Why is an annuity a potentially poor choice? Two points it's a decision based on today's values and a gamble on what will happen over 25-30 years. Secondly you will almost certainly pay tax on annuity income. Why? From April the state pension will be £10600 pa. The tax threshold will be £12570. Therefore any private pension, annuity, or work place pension above £1970pa will be taxable. It may be possible to avoid tax on your pension. If you purchase an annuity, and based on today's state pension and personal allowance, which gives an income above £1970 the balance will be taxable income.
How you take your pension will depend on your total household income. You should take a decision based on all income not yours alone.
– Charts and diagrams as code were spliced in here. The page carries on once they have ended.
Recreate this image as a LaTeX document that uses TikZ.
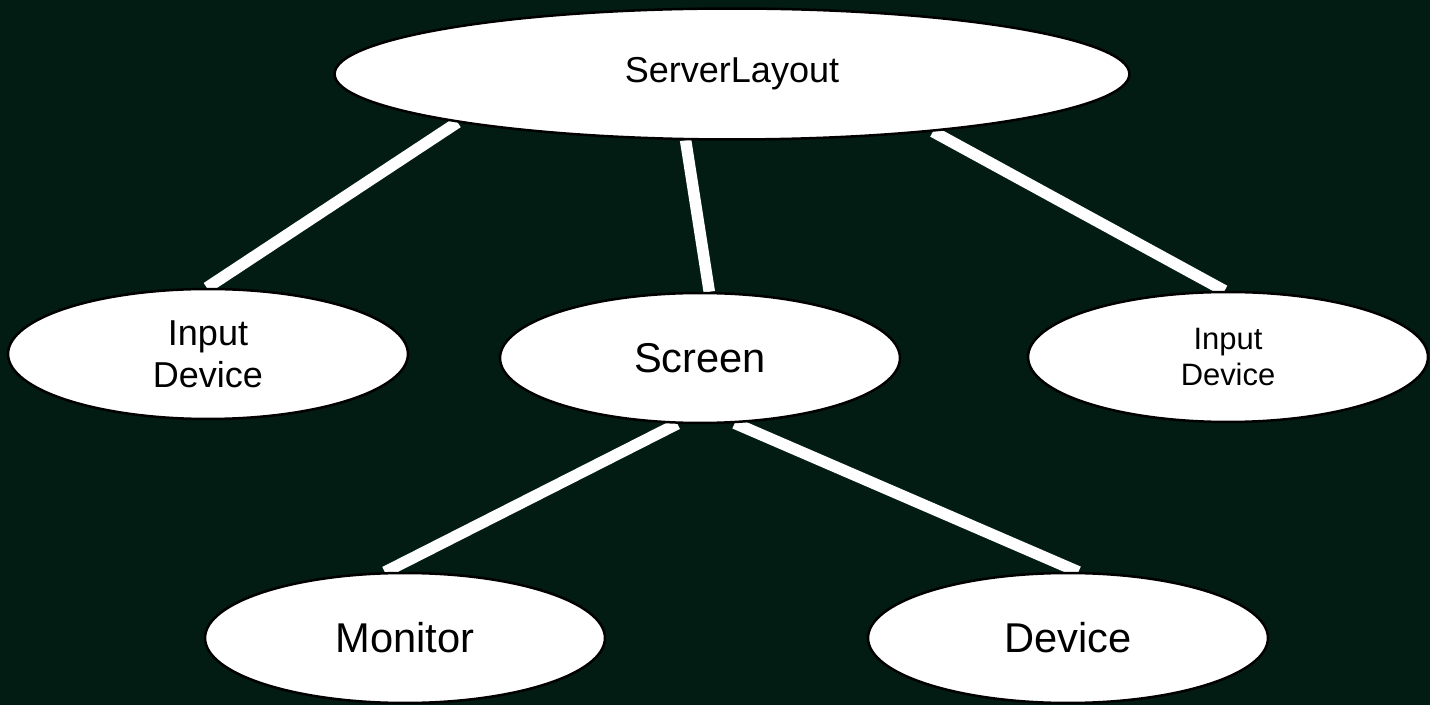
\documentclass[tikz,border=0pt]{standalone}
\usepackage{fontspec}
\setmainfont{Liberation Sans}
\usetikzlibrary{shapes.geometric}
\definecolor{bgdark}{RGB}{2,28,19}
\pgfdeclarelayer{linkbg}
\pgfsetlayers{linkbg,main}
\tikzset{
	blob/.style={ellipse, draw=black, line width=0.05cm, fill=white, inner sep=0pt, minimum width=8cm, minimum height=2.6cm, align=center},
	link/.style={draw=white, line width=0.23cm}
}
\newcommand{\bigtxt}{\fontsize{23.7pt}{28pt}\selectfont}
\newcommand{\midtxt}{\fontsize{20.5pt}{23.8pt}\selectfont}
\newcommand{\smalltxt}{\fontsize{17.6pt}{21pt}\selectfont}

\begin{document}
\begin{tikzpicture}[x=0.02cm, y=-0.02cm]
	\useasboundingbox (0,0) rectangle (1430,705);
	\node [blob, minimum width=15.9cm, minimum height=2.62cm, font=\midtxt] at (732,74) (server) {ServerLayout};
	\node [blob, font=\midtxt] at (208,354) (inleft) {Input\\ Device}; \node [blob, font=\bigtxt] at (700,358) (screen) {Screen}; \node [blob, font=\smalltxt] at (1228,357) (inright) {Input\\ Device};
	\node [blob, font=\bigtxt] at (405,638) (monitor) {Monitor}; \node [blob, font=\bigtxt] at (1068,638) (device) {Device};
	
	\begin{pgfonlayer}{linkbg}
	\fill[bgdark] (0,0) rectangle (1430,705);
	\draw [link] (server.190) -- (inleft.91); \draw [link] (server.235) -- (screen.82); \draw [link] (server.344) -- (inright.93);
	\draw [link] (screen.251) -- (monitor.107); \draw [link] (screen.298) -- (device.81);
	\end{pgfonlayer}
\end{tikzpicture}
\end{document}
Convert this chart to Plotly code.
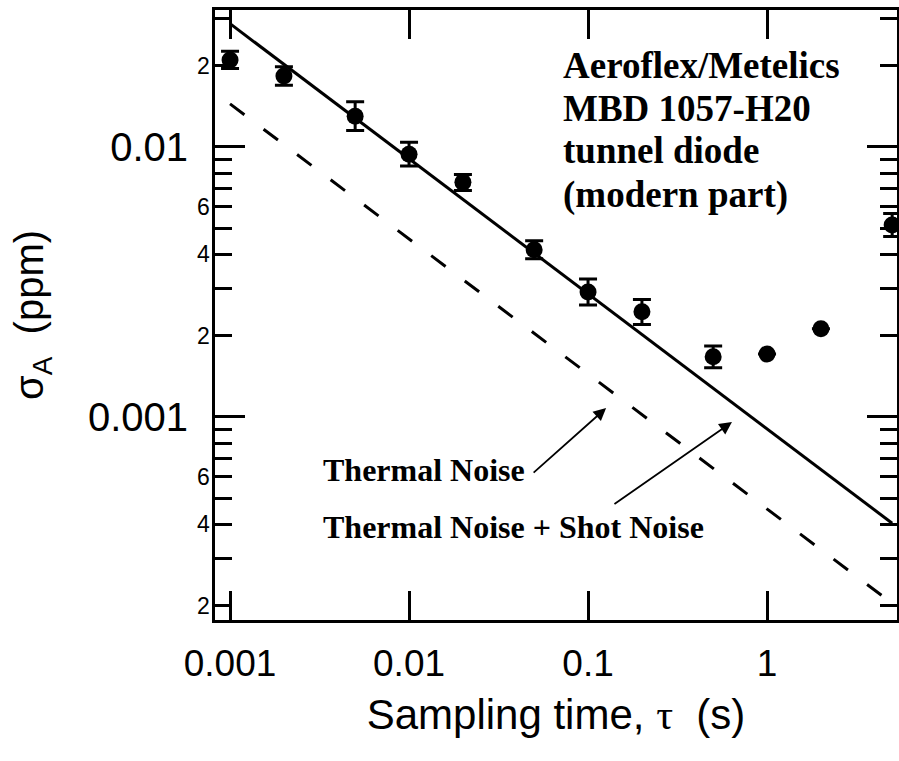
import plotly.graph_objects as go
import numpy as np

# ---- data ----
tau = [0.001, 0.002, 0.005, 0.01, 0.02, 0.05, 0.1, 0.2, 0.5, 1, 2, 5]
sigma = [0.0210, 0.0183, 0.0130, 0.0094, 0.0074, 0.00416, 0.0029, 0.00245,
         0.00167, 0.00171, 0.00212, 0.00514]
err_plus = [0.0016, 0.0015, 0.0017, 0.0010, 0.0005, 0.00033, 0.00034, 0.00027,
            0.00016, 0.0, 0.0, 0.00053]
err_minus = [0.0015, 0.0014, 0.0015, 0.0009, 0.0005, 0.00031, 0.0003, 0.00025,
             0.00015, 0.0, 0.0, 0.00048]

shot_tau = [0.001, 5]
shot_sigma = [0.0286, 0.000404]      # thermal + shot noise
thermal_tau = [0.001, 5]
thermal_sigma = [0.01443, 0.000204]  # thermal noise only

x_major = [0.001, 0.01, 0.1, 1]
x_major_text = ["0.001", "0.01", "0.1", "1"]
y_major = [0.001, 0.01]
y_major_text = ["0.001", "0.01"]
y_minor = [2e-4, 3e-4, 4e-4, 5e-4, 6e-4, 7e-4, 8e-4, 9e-4,
           2e-3, 3e-3, 4e-3, 5e-3, 6e-3, 7e-3, 8e-3, 9e-3,
           2e-2, 3e-2]
y_minor_labels = [2e-4, 4e-4, 6e-4, 2e-3, 4e-3, 6e-3, 2e-2]
y_minor_text = ["2", "4", "6", "2", "4", "6", "2"]

label_lines = ["Aeroflex/Metelics", "MBD 1057-H20", "tunnel diode", "(modern part)"]

SANS = "Liberation Sans, Arial, sans-serif"
SERIF = "Liberation Serif, Times New Roman, serif"

fig = go.Figure()
fig.add_trace(go.Scatter(x=shot_tau, y=shot_sigma, mode="lines",
                         line=dict(color="black", width=3), showlegend=False))
fig.add_trace(go.Scatter(x=thermal_tau, y=thermal_sigma, mode="lines",
                         line=dict(color="black", width=3, dash="18px,24px"),
                         showlegend=False))
fig.add_trace(go.Scatter(
    x=tau, y=sigma, mode="markers", cliponaxis=False,
    marker=dict(symbol="circle", size=17, color="black"),
    error_y=dict(type="data", symmetric=False, array=err_plus, arrayminus=err_minus,
                 color="black", thickness=3, width=9),
    showlegend=False))

axis_common = dict(type="log", showline=True, linewidth=3, linecolor="black",
                   mirror="allticks", ticks="inside", tickwidth=3, tickcolor="black",
                   showgrid=False, zeroline=False, automargin=False)

fig.update_xaxes(**axis_common, range=[-3.084, 0.726], tickmode="array",
                 tickvals=x_major, ticktext=x_major_text, ticklen=29,
                 ticklabelstandoff=9,
                 tickfont=dict(family=SANS, size=37, color="black"),
                 title=dict(text="Sampling time, <span style='font-family:Liberation Serif'>τ</span>\u00a0\u00a0(s)",
                            font=dict(family=SANS, size=42, color="black"), standoff=17))
fig.update_yaxes(**axis_common, range=[-3.752, -1.493], tickmode="array",
                 tickvals=y_major, ticktext=y_major_text, ticklen=30,
                 ticklabelstandoff=16,
                 tickfont=dict(family=SANS, size=40, color="black"),
                 minor=dict(tickmode="array", tickvals=y_minor, ticks="inside",
                            ticklen=17, tickwidth=3, tickcolor="black", showgrid=False),
                 title=dict(text="σ<sub>A</sub>\u00a0\u00a0(ppm)",
                            font=dict(family=SANS, size=40, color="black"), standoff=32))

annotations = []
for v, t in zip(y_minor_labels, y_minor_text):
    annotations.append(dict(x=0, xref="paper", xanchor="right", xshift=-3,
                            y=np.log10(v), yref="y", yanchor="middle",
                            text=t, showarrow=False,
                            font=dict(family=SANS, size=23, color="black")))

line_y = [-1.700, -1.859, -2.015, -2.178]
for t, yy in zip(label_lines, line_y):
    annotations.append(dict(x=-1.150, y=yy, xref="x", yref="y", xanchor="left",
                            yanchor="middle", align="left", showarrow=False, text=t,
                            font=dict(family=SERIF, size=37, color="black", weight="bold")))
annotations.append(dict(x=-2.491, y=-3.196, xref="x", yref="y", xanchor="left",
                        yanchor="middle", showarrow=False, text="Thermal Noise",
                        font=dict(family=SERIF, size=32, color="black", weight="bold")))
annotations.append(dict(x=-2.491, y=-3.407, xref="x", yref="y", xanchor="left",
                        yanchor="middle", showarrow=False, text="Thermal Noise + Shot Noise",
                        font=dict(family=SERIF, size=32, color="black", weight="bold")))
# arrows
annotations.append(dict(x=-0.899, y=-2.967, xref="x", yref="y", text="",
                        showarrow=True, ax=-74, ay=66, arrowhead=2, arrowsize=1.4,
                        arrowwidth=1.8, arrowcolor="black", standoff=0))
annotations.append(dict(x=-0.196, y=-3.019, xref="x", yref="y", text="",
                        showarrow=True, ax=-119, ay=83, arrowhead=2, arrowsize=1.4,
                        arrowwidth=1.8, arrowcolor="black", standoff=0))

fig.update_layout(width=899, height=761, margin=dict(l=215, r=2, t=10, b=141),
                  paper_bgcolor="white", plot_bgcolor="white",
                  annotations=annotations, showlegend=False)

fig.write_html("out.html", config={"displayModeBar": False},
               post_script="document.body.style.margin='0px';document.body.style.padding='0px';")
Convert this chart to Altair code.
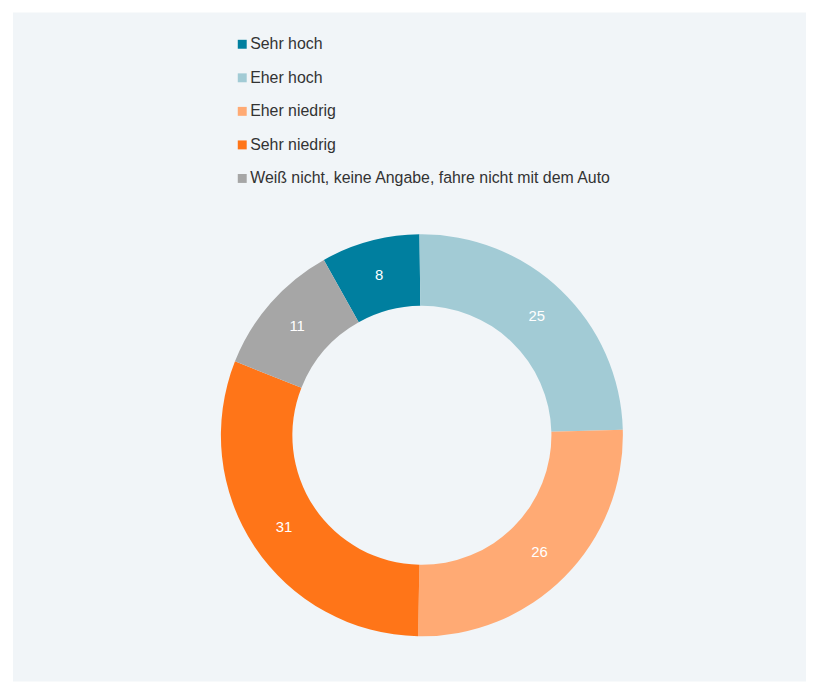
import math
import altair as alt
import pandas as pd

categories = ["Sehr hoch", "Eher hoch", "Eher niedrig", "Sehr niedrig",
              "Weiß nicht, keine Angabe, fahre nicht mit dem Auto"]
values = [8, 25, 26, 31, 11]
# drawing order clockwise from 12 o'clock
draw_order = [5, 1, 2, 3, 4]
colors = ["#007f9f", "#a2cbd5", "#ffaa74", "#ff7518", "#a6a6a6"]

df = pd.DataFrame({"cat": categories, "value": values, "ord": draw_order})

cx, cy = 412, 426
start = -0.012
theta_scale = alt.Scale(range=[start, start + 2 * math.pi])

base = alt.Chart(df).encode(
    theta=alt.Theta("value:Q", stack=True, scale=theta_scale),
    order=alt.Order("ord:Q"),
)

arcs = base.mark_arc(outerRadius=202.5, innerRadius=130.5, stroke=None).encode(
    x=alt.value(cx), y=alt.value(cy),
    color=alt.Color(
        "cat:N",
        scale=alt.Scale(domain=categories, range=colors),
        sort=categories,
        legend=alt.Legend(
            title=None, orient="none", legendX=223, legendY=24,
            symbolType="square", symbolSize=81, symbolStrokeWidth=0,
            labelFont="Liberation Sans", labelFontSize=16, labelColor="#333333",
            labelOffset=0, rowPadding=17.8, labelLimit=600, padding=0,
        ),
    ),
)

labels = base.mark_text(radius=167, font="Liberation Sans", fontSize=15,
                        color="white").encode(
    x=alt.value(cx), y=alt.value(cy),
    text=alt.Text("value:Q"),
)

chart = alt.layer(arcs, labels).properties(
    width=799, height=674,
    padding={"left": 5, "top": 2, "right": 0, "bottom": 0},
    background="white",
).configure_view(fill="#f1f5f8", strokeWidth=0)

chart.save("out.html", embed_options={"renderer": "svg", "actions": False})
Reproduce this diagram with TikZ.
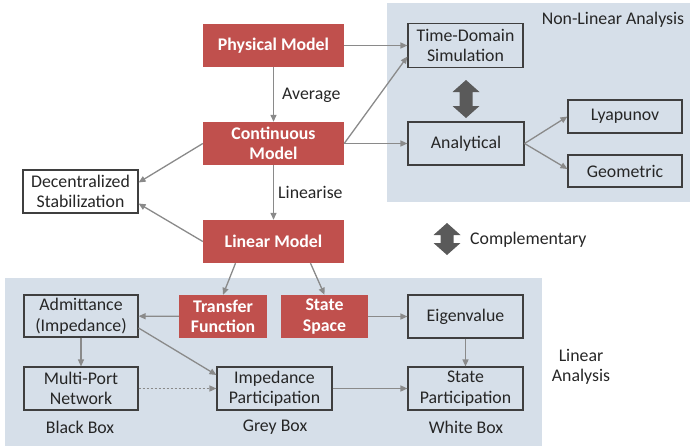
\documentclass[tikz,border=0pt]{standalone}
\usepackage{fontspec}
\setmainfont{Carlito}
\usetikzlibrary{arrows.meta}
\definecolor{modelred}{HTML}{C0504D}
\definecolor{panelblue}{HTML}{D6DFE9}
\definecolor{linkgray}{HTML}{8A8A8A}
\definecolor{boxedge}{HTML}{3F3F3F}
\definecolor{bigarrow}{HTML}{5A5A5A}
\definecolor{inktext}{HTML}{262626}
\begin{document}
\begin{tikzpicture}[x=1pt,y=-1pt,
  every node/.style={font=\fontsize{17.8}{20.5}\selectfont, text=inktext, inner sep=0pt},
  modelbox/.style={fill=modelred, text=white, font=\fontsize{17.8}{20.5}\selectfont\bfseries, align=center},
  methodbox/.style={draw=boxedge, line width=1.1pt, align=center},
  link/.style={draw=linkgray, line width=1.3pt, -{Triangle[length=7pt,width=6pt]}},
  panel/.style={fill=panelblue},
  swap/.style={fill=bigarrow},
  lbl/.style={align=center}]
\useasboundingbox (0,0) rectangle (693,447);

% analysis regions
\fill[panel] (387,3) rectangle (690,202);
\fill[panel] (5,278) rectangle (542,446);

% model chain
\node[modelbox, minimum width=141pt, minimum height=43pt] (phys) at (273.5,45.5) {Physical Model};
\node[modelbox, minimum width=141pt, minimum height=43pt] (cont) at (273.5,143.5) {Continuous\\Model};
\node[modelbox, minimum width=141pt, minimum height=43pt] (lin) at (273.5,241.5) {Linear Model};
\node[modelbox, minimum width=88pt, minimum height=43pt] (tf) at (223,316.5) {Transfer\\Function};
\node[modelbox, minimum width=87pt, minimum height=43pt] (ss) at (324.5,316.5) {State\\Space};

% method boxes
\node[methodbox, fill=white, minimum width=115pt, minimum height=43pt] (dec) at (80.5,191.5) {Decentralized\\Stabilization};
\node[methodbox, minimum width=115pt, minimum height=44pt] (tds) at (465.5,45.5) {Time-Domain\\Simulation};
\node[methodbox, minimum width=116pt, minimum height=43pt] (ana) at (466,143.5) {Analytical};
\node[methodbox, minimum width=114pt, minimum height=33pt] (lya) at (625,116.5) {Lyapunov};
\node[methodbox, minimum width=114pt, minimum height=32pt] (geo) at (625,171) {Geometric};
\node[methodbox, minimum width=114pt, minimum height=42pt] (adm) at (81,316) {Admittance\\(Impedance)};
\node[methodbox, minimum width=114pt, minimum height=43pt] (mpn) at (81,388.5) {Multi-Port\\Network};
\node[methodbox, minimum width=115pt, minimum height=43pt] (ipp) at (274.5,388.5) {Impedance\\Participation};
\node[methodbox, minimum width=115pt, minimum height=43pt] (eig) at (465.5,316.5) {Eigenvalue};
\node[methodbox, minimum width=115pt, minimum height=43pt] (spp) at (465.5,388.5) {State\\Participation};

% labels
\node[anchor=west] (avg) at (282,95) {Average};
\node[anchor=west] (linz) at (278,192) {Linearise};
\node (nla) at (613,20) {Non-Linear Analysis};
\node[anchor=west] (comp) at (470,240) {Complementary};
\node[lbl] (la) at (581,367) {Linear\\Analysis};
\node (bb) at (80,427) {Black Box};
\node (gb) at (275,427) {Grey Box};
\node (wb) at (466,427) {White Box};

% connectors
\draw[link] (phys) -- (tds);
\draw[link] (phys) -- (cont);
\draw[link] (cont.east) -- ([yshift=-11pt]tds.west);
\draw[link] (cont) -- (ana);
\draw[link] (cont.west) -- ([yshift=9pt]dec.east);
\draw[link] (cont) -- (lin);
\draw[link] (lin.west) -- ([yshift=-12pt]dec.east);
\draw[link] ([xshift=-38pt]lin.south) -- (tf.north);
\draw[link] ([xshift=37pt]lin.south) -- (ss.north);
\draw[link] (ana.east) -- (lya.west);
\draw[link] (ana.east) -- ([yshift=2pt]geo.west);
\draw[link] (tf) -- (adm);
\draw[link] (adm) -- (mpn);
\draw[link] ([yshift=-12pt]adm.east) -- ([yshift=13.5pt]ipp.west);
\draw[link, dash pattern=on 2pt off 2pt] (mpn) -- (ipp);
\draw[link] (ipp) -- (spp);
\draw[link] (ss) -- (eig);
\draw[link] (eig) -- (spp);

% two-way block arrows
\fill[swap] (466,80) -- (479.5,92) -- (472.5,92) -- (472.5,106) -- (479.5,106) -- (466,118)
  -- (452.5,106) -- (459.5,106) -- (459.5,92) -- (452.5,92) -- cycle;
\fill[swap] (447,223) -- (460.5,235) -- (453.5,235) -- (453.5,243) -- (460.5,243) -- (447,255)
  -- (433.5,243) -- (440.5,243) -- (440.5,235) -- (433.5,235) -- cycle;
\end{tikzpicture}
\end{document}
At retirement, six years ago, I had a pension pot. My wife was already retired with a small pension. Day to day living meant we needed income from my pension pot but when I reached state pension age we would not need that income. My main choices were an annuity or "drawdown." If I purchased an annuity on reaching state pension age I would have begun to pay tax. I chose to "drawdown" from my funds up to the tax threshold so avoiding tax for four years. Now I've reached state pension age I "drawdown" enough to top up my income to the tax threshold, no more than this, to avoid tax. Currently I cannot see circumstances in which I need to do more than this and will therefore never pay tax on income from my pension fund.
As things stand if I pre-decease my wife I will not need to take an income from my pension fund. On my death the fund will transfer tax free to my estate. I can chose to take income, "drawdown" but don't need to. If my wife pre-deceases me I will need to consider the best way to top up my income from my pension fund.
Let's imagine my wife passes in 15 years time. That's when I need to make a decision on income, annuity etc. not today and certainly not six years ago. Be very wary of annuities and fully understand the implications of buying one at retirement and what use it will be 30 years later.
What I chose to do is very, very simple basic stuff. It's backed up by excellent advice from an IFA, for example our savings have continued to grow throughout the last two hellish years, and I feel secure.
Don't base your decisions on advice on a cycling forum or any other type of forum. Take ideas from them and seek professional advice.
I'm just an ordinary bloke with a pension pot, nothing fancy about it.